Yesterday Kris commented that the media seem to frequently give Title IX too much credit or too little. In another example of the former, consider this nostalgic piece in Washington State University's Daily Evergreen (via U-Wire) about the historic case Blair v. Washington State University. In 1982 female athletes and coaches sued WSU alleging gross inequities in participation opportunities, equipment and funding. The article gives the misimpression that the victory plaintiffs achieved in this case was a Title IX victory. The 1987 Washington Supreme Court decision makes clear that the case was decided entirely as a violation of the state Equal Rights Amendment and the state Law Against Discrimination. Title IX is not even mentioned in the Supreme Court's decision.

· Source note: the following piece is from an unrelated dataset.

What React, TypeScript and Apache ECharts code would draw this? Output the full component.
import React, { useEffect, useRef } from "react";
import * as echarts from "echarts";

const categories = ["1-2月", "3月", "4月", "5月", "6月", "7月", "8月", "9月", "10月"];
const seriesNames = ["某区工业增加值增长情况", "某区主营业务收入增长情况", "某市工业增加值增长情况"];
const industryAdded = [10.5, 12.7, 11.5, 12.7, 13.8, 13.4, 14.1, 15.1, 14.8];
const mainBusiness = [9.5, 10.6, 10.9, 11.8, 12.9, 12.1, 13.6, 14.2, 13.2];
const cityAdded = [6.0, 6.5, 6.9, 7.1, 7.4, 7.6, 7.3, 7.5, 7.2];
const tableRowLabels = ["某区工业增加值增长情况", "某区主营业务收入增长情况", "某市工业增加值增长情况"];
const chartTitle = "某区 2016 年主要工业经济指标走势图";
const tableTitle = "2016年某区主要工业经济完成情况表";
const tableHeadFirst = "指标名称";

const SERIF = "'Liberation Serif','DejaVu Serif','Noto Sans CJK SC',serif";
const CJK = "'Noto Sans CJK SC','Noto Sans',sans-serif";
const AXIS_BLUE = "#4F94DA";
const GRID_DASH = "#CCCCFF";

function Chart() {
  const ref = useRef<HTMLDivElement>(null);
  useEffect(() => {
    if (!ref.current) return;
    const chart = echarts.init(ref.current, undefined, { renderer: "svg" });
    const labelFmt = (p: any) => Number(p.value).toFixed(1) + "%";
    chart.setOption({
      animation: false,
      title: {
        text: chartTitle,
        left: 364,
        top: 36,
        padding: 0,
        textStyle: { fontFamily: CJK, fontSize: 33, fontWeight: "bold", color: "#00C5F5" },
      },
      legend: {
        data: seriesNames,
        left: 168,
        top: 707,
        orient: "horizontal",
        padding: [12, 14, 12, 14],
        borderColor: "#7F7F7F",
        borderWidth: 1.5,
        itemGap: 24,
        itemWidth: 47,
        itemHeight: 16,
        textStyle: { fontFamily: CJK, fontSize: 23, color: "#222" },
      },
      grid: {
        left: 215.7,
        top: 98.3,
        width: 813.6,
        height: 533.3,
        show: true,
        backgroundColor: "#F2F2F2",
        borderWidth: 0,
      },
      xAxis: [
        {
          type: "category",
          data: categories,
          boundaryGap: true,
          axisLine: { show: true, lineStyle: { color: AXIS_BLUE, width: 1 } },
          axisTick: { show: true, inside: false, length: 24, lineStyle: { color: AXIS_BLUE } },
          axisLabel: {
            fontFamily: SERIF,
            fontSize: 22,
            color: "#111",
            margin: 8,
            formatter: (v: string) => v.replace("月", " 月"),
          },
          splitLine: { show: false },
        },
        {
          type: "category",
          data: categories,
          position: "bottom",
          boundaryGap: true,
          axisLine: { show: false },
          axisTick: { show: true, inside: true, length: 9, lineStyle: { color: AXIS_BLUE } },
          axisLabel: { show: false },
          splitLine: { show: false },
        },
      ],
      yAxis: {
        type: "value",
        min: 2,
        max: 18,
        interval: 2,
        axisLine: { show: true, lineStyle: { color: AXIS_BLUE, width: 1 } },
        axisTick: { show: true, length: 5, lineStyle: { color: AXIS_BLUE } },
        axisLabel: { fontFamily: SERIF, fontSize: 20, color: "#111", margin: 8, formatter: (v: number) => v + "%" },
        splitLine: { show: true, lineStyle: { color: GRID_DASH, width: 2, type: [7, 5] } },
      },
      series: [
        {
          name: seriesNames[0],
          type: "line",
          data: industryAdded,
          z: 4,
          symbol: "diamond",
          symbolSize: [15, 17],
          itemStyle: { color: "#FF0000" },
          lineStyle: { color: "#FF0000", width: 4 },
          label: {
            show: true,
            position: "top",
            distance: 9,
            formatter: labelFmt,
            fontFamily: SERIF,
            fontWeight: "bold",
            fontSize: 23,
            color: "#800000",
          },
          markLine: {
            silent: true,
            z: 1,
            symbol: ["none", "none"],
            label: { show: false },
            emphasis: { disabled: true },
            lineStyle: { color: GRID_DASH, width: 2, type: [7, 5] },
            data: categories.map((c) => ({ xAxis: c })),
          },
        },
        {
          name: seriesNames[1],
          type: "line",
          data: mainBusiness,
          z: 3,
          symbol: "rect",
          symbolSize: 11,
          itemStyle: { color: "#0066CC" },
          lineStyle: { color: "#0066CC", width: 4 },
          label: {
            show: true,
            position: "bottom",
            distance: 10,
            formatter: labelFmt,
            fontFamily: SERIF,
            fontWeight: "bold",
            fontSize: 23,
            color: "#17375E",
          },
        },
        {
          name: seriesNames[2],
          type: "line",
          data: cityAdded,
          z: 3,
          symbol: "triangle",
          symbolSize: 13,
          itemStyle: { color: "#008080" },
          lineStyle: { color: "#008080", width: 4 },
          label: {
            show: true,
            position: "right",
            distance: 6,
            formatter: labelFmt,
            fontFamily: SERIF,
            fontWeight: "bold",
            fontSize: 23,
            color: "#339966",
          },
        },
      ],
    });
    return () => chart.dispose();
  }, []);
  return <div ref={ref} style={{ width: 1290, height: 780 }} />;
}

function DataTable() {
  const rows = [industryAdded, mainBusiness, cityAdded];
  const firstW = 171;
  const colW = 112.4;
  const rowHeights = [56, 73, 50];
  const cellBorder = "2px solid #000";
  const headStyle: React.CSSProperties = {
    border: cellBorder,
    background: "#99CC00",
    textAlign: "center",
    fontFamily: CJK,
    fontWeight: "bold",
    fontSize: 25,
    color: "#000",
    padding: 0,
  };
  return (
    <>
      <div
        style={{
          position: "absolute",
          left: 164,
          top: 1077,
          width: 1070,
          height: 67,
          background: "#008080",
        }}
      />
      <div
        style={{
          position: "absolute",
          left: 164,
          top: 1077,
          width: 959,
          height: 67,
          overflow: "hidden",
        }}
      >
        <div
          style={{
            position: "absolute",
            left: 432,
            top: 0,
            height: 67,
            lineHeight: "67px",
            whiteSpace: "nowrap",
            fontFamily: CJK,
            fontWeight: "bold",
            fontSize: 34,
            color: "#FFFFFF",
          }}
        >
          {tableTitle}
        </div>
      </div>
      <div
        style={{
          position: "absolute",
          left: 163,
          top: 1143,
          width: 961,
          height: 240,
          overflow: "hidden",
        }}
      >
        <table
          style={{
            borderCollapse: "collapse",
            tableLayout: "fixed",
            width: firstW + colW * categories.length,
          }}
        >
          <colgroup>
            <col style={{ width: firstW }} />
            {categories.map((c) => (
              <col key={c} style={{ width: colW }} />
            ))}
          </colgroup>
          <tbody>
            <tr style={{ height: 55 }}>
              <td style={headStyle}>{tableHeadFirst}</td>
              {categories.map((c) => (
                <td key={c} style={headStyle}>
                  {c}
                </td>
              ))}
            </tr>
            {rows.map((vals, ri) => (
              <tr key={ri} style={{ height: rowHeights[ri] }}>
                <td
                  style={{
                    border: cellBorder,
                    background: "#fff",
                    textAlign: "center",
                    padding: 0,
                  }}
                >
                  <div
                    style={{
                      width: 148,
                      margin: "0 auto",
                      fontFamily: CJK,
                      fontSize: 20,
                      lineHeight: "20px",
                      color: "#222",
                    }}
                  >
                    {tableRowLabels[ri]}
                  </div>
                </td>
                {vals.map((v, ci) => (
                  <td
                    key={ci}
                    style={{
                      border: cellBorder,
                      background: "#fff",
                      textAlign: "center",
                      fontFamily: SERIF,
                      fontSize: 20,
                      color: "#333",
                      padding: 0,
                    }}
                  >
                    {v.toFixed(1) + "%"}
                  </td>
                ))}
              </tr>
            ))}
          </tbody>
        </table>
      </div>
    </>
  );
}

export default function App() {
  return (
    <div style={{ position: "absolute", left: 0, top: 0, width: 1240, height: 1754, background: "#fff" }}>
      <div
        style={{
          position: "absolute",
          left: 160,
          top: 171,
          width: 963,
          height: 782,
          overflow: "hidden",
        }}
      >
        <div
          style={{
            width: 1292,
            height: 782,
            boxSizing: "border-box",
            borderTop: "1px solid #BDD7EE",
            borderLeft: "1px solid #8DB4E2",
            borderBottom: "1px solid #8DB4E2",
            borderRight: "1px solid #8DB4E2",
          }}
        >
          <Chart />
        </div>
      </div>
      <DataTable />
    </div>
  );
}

And for good reason. In 1984, the U.S. Supreme Court in Grove City College v. Bell construed the nondiscrimination mandate of Title IX to only apply to university programs receiving federal funds, which essentially exempted all athletic departments from compliance obligations. In 1987 Congress restored Title IX's application university-wide, but for much of the 1980s, while Grove City made its way up the federal courts, and for the period of time before the Civil Rights Restoration Act took effect, Title IX was off the table to female athletes seeking redress for discrimination.
In the end, the injunction the Blair plaintiffs won against WSU on state law grounds motivated the school to become the first to satisfy Title IX's proportionality prong. In that regard, the case was a state ERA decision but also a Title IX success story.

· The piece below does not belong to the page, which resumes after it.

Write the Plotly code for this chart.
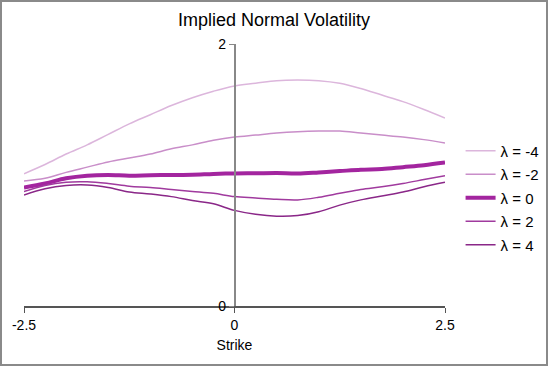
import plotly.graph_objects as go

strike = [-2.5, -2.25, -2.0, -1.75, -1.5, -1.25, -1.0, -0.75, -0.5, -0.25, 0.0,
          0.25, 0.5, 0.75, 1.0, 1.25, 1.5, 1.75, 2.0, 2.25, 2.5]

vol_m4 = [1.01, 1.08, 1.16, 1.23, 1.31, 1.39, 1.46, 1.53, 1.59, 1.64, 1.68,
          1.70, 1.72, 1.725, 1.72, 1.70, 1.66, 1.61, 1.56, 1.50, 1.435]
vol_m2 = [0.955, 0.975, 1.02, 1.06, 1.10, 1.13, 1.16, 1.20, 1.23, 1.265, 1.29,
          1.305, 1.32, 1.33, 1.335, 1.335, 1.32, 1.305, 1.29, 1.27, 1.245]
vol_0 = [0.905, 0.935, 0.975, 0.995, 1.0, 0.995, 0.998, 1.0, 1.002, 1.008, 1.012,
         1.013, 1.015, 1.012, 1.02, 1.03, 1.04, 1.045, 1.06, 1.075, 1.095]
vol_2 = [0.873, 0.92, 0.945, 0.948, 0.935, 0.915, 0.905, 0.89, 0.875, 0.86, 0.835,
         0.825, 0.815, 0.81, 0.83, 0.86, 0.89, 0.91, 0.935, 0.965, 0.995]
vol_4 = [0.847, 0.895, 0.92, 0.924, 0.905, 0.87, 0.855, 0.835, 0.805, 0.78, 0.73,
         0.70, 0.685, 0.69, 0.72, 0.77, 0.81, 0.84, 0.87, 0.91, 0.944]

series = [
    ("λ = -4", vol_m4, "#dcb6dc", 1.5),
    ("λ = -2", vol_m2, "#c98ec9", 1.5),
    ("λ = 0", vol_0, "#a3259f", 4),
    ("λ = 2", vol_2, "#a03a9e", 1.5),
    ("λ = 4", vol_4, "#8a2788", 1.5),
]

fig = go.Figure()
for name, vals, color, width in series:
    fig.add_trace(go.Scatter(x=strike, y=vals, mode="lines", name=name, legendgroup=name,
                             line=dict(color=color, width=width, shape="spline")))

W, H = 421, 262
fig.add_shape(type="rect", xref="paper", yref="paper",
              x0=-23 / W, x1=1 + 102 / W, y0=-59 / H, y1=1 + 43 / H,
              line=dict(color="#8a8a8a", width=2))

fig.update_layout(
    width=548, height=366,
    margin=dict(l=24, r=103, t=44, b=60, autoexpand=False),
    paper_bgcolor="white", plot_bgcolor="white",
    font=dict(family="Liberation Sans, Arial, sans-serif", size=14, color="black"),
    title=dict(text="Implied Normal Volatility", x=0.5, xref="container",
               y=1 - 20 / 366, yanchor="middle", font=dict(size=18)),
    xaxis=dict(range=[-2.5, 2.5], tickvals=[-2.5, 0, 2.5], ticktext=["-2.5", "0", "2.5"],
               showgrid=False, zeroline=False, showline=True, linecolor="#555",
               linewidth=1.5, ticks="outside", ticklen=5, tickcolor="#555",
               tickfont=dict(size=14),
               title=dict(text="Strike", standoff=9, font=dict(size=14))),
    yaxis=dict(range=[0, 2], tickvals=[0, 2], showgrid=False, zeroline=False,
               showline=True, linecolor="#888", linewidth=1.5, ticks="outside",
               ticklen=5, tickcolor="#888", tickfont=dict(size=14),
               anchor="free", position=0.5),
    legend=dict(x=1.037, xanchor="left", y=0.412, yanchor="middle", font=dict(size=15),
                tracegroupgap=1, bgcolor="rgba(0,0,0,0)"),
)

fig.write_html("out.html", config={"displayModeBar": False},
               post_script="document.body.style.margin='0';")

So does it matter that Title IX is mistakenly credited as the legal grounds for the plaintiffs' victory? Perhaps. Many people believe that Title IX has been around for 30+ years, women are as interested in sports as they are ever going to be, so the statute has done its job and can be retired. So its important to speak accurately about Title IX's early history because the truth is that Title IX has only effectively offered protection to female athletes for a relatively short time.